BRIEF >> Please print exactly the lines below, from the start of the material up to and including the line with "from matplotlib.patches import Rectangle", but none of the pictures.

GIVEN RECORDS >>
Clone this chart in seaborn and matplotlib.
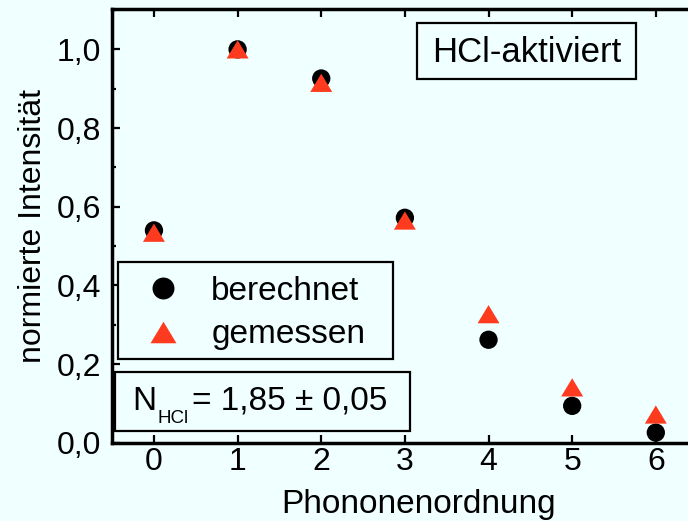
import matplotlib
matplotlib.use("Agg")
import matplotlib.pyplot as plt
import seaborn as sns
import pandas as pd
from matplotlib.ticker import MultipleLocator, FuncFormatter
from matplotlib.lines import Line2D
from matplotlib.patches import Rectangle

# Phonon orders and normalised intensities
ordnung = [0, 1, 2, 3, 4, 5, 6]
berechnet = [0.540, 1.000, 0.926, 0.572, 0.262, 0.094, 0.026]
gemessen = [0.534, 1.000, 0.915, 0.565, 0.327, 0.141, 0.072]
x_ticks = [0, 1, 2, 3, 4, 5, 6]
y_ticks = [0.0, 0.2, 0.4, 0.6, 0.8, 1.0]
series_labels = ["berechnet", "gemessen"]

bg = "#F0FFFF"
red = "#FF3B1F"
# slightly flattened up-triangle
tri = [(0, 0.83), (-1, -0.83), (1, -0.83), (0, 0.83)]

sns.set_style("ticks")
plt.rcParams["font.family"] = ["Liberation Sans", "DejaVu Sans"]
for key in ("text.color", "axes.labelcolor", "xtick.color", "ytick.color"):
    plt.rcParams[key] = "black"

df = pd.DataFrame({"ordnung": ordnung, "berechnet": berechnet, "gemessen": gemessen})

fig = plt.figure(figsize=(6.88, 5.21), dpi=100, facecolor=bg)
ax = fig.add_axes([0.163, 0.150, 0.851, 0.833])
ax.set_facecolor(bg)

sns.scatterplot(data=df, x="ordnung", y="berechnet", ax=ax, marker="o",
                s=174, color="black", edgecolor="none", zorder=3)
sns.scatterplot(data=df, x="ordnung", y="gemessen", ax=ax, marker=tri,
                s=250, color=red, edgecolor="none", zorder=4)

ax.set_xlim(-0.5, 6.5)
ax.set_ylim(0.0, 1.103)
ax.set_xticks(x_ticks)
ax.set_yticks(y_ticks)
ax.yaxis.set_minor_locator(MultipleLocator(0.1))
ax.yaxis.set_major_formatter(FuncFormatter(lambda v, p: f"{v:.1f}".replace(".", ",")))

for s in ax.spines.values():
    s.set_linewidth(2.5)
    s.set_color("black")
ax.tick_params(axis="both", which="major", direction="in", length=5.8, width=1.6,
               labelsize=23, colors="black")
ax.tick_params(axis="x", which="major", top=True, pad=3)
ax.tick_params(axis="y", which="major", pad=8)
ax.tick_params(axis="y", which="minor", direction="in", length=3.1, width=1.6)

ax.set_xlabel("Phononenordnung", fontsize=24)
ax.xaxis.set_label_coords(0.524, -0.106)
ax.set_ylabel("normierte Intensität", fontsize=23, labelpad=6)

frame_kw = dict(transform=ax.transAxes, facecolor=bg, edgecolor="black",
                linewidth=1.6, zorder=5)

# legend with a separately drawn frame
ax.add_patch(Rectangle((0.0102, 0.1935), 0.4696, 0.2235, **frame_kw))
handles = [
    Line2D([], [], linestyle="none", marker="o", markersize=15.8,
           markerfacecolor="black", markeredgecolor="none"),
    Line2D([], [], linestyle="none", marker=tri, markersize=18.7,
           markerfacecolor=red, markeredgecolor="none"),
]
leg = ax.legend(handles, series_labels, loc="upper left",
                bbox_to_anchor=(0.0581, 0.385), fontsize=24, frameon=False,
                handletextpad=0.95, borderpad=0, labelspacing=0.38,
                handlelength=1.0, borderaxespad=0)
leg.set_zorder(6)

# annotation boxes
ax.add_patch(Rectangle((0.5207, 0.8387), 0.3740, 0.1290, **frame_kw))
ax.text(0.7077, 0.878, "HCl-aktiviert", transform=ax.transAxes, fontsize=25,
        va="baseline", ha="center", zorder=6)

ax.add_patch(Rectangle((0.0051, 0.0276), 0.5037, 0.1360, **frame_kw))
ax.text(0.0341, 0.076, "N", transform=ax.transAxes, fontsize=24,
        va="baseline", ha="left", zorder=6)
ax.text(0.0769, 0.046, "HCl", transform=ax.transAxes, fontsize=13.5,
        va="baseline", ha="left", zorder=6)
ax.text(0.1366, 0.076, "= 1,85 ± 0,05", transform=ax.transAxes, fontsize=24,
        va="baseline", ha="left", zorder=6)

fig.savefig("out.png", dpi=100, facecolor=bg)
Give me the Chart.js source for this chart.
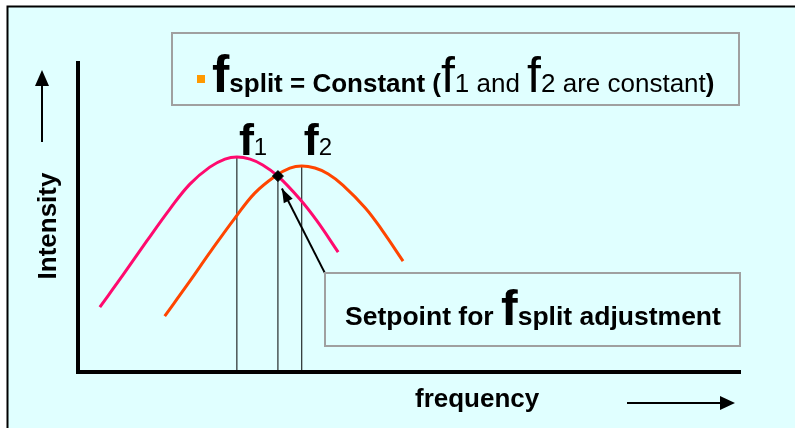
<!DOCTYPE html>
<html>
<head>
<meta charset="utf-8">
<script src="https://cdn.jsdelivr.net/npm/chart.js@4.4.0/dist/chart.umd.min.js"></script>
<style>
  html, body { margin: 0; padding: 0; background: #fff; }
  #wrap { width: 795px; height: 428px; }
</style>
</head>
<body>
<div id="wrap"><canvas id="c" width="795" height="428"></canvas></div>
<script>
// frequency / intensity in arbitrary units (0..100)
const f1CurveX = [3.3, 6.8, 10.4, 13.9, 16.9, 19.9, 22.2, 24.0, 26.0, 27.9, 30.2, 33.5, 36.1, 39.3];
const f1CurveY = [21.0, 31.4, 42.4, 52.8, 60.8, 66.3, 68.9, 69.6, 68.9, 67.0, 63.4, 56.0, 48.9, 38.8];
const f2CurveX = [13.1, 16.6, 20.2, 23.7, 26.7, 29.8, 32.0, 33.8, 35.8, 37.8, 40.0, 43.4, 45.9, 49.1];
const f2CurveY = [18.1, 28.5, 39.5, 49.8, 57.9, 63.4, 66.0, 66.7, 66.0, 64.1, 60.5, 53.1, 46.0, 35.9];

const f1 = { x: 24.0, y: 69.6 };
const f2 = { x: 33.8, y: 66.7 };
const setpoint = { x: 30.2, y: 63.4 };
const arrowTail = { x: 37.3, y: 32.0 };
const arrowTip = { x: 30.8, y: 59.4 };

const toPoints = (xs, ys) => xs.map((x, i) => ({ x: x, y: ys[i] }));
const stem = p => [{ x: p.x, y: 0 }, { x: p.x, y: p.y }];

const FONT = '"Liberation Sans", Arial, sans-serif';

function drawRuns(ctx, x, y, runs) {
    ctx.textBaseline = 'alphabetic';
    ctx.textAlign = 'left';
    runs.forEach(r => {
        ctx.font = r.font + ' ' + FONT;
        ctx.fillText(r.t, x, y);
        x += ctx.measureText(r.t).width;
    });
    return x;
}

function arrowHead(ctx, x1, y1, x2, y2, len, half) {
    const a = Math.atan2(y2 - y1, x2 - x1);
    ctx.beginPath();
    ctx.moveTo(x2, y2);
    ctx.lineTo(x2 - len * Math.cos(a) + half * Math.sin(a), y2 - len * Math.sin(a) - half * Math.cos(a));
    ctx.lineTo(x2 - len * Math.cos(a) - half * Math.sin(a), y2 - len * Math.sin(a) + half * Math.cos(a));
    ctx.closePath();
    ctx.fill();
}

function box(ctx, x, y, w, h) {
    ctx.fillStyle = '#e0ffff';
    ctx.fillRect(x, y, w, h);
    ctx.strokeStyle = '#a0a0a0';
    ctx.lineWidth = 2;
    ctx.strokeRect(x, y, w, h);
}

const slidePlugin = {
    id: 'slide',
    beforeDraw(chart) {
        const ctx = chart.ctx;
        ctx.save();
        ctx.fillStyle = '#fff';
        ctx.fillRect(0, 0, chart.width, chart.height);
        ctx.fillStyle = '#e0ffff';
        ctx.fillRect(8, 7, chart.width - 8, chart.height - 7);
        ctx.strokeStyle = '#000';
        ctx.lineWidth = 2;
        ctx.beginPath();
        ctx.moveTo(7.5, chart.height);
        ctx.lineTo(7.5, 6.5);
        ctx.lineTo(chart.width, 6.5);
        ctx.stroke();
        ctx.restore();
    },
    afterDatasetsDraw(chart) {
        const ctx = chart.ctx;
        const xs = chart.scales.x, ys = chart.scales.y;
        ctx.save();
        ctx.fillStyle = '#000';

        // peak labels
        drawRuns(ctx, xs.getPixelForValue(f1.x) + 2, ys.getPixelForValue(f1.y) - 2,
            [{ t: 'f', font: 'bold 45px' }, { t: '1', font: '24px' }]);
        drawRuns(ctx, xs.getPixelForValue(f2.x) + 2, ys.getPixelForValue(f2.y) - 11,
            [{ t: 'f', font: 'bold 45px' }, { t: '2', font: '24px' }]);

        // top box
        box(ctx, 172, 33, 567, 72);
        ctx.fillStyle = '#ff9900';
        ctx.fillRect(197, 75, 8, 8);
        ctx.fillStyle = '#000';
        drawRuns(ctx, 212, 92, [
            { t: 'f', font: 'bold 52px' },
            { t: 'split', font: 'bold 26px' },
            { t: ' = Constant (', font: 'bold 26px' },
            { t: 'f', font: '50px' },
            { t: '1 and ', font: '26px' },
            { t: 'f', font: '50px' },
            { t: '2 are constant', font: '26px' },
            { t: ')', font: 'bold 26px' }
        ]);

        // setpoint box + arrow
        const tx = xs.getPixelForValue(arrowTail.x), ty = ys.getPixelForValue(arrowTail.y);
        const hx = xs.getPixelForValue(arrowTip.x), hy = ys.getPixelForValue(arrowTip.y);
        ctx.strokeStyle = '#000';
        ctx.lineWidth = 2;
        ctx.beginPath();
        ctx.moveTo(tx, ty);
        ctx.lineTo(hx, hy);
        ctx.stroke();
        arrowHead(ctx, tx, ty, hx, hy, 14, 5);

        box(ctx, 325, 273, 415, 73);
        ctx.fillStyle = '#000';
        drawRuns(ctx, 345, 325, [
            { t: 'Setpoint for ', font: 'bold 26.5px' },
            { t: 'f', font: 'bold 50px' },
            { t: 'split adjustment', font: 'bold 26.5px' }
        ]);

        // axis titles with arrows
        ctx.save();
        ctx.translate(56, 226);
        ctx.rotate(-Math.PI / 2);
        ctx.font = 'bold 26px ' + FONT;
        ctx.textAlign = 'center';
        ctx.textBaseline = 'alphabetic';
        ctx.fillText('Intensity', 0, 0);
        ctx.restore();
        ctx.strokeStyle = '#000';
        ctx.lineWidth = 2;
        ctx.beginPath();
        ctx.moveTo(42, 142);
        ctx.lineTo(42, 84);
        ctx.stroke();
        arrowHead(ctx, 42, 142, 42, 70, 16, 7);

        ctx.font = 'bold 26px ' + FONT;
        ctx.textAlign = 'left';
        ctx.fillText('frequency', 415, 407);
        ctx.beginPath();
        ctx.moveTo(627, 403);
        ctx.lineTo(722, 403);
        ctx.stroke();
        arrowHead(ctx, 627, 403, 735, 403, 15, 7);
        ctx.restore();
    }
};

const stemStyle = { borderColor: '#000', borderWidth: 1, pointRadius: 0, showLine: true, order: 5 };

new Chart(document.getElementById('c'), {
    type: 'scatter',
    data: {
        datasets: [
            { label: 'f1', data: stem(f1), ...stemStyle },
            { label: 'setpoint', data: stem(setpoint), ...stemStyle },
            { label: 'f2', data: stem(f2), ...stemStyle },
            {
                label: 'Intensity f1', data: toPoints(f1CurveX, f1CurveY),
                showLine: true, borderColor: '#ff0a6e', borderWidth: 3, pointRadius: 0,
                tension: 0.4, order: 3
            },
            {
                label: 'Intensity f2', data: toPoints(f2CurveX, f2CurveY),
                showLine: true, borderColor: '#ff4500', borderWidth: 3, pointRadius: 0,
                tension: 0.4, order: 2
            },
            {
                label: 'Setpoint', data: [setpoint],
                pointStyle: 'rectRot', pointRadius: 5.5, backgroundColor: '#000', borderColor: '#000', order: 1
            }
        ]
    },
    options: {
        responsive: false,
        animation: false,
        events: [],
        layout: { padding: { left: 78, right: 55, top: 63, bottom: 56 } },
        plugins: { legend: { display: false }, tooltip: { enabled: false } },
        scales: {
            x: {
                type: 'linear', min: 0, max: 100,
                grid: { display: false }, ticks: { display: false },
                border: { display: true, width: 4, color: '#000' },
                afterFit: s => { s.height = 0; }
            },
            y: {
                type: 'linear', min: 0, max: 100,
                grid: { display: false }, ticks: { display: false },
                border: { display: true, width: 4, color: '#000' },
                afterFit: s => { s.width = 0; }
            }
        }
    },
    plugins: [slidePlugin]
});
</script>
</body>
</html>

EXERCISE OUTPUT >>
Clone this chart in seaborn and matplotlib.
import matplotlib
matplotlib.use("Agg")
import matplotlib.pyplot as plt
import seaborn as sns
import pandas as pd
from matplotlib.ticker import MultipleLocator, FuncFormatter
from matplotlib.lines import Line2D
from matplotlib.patches import Rectangle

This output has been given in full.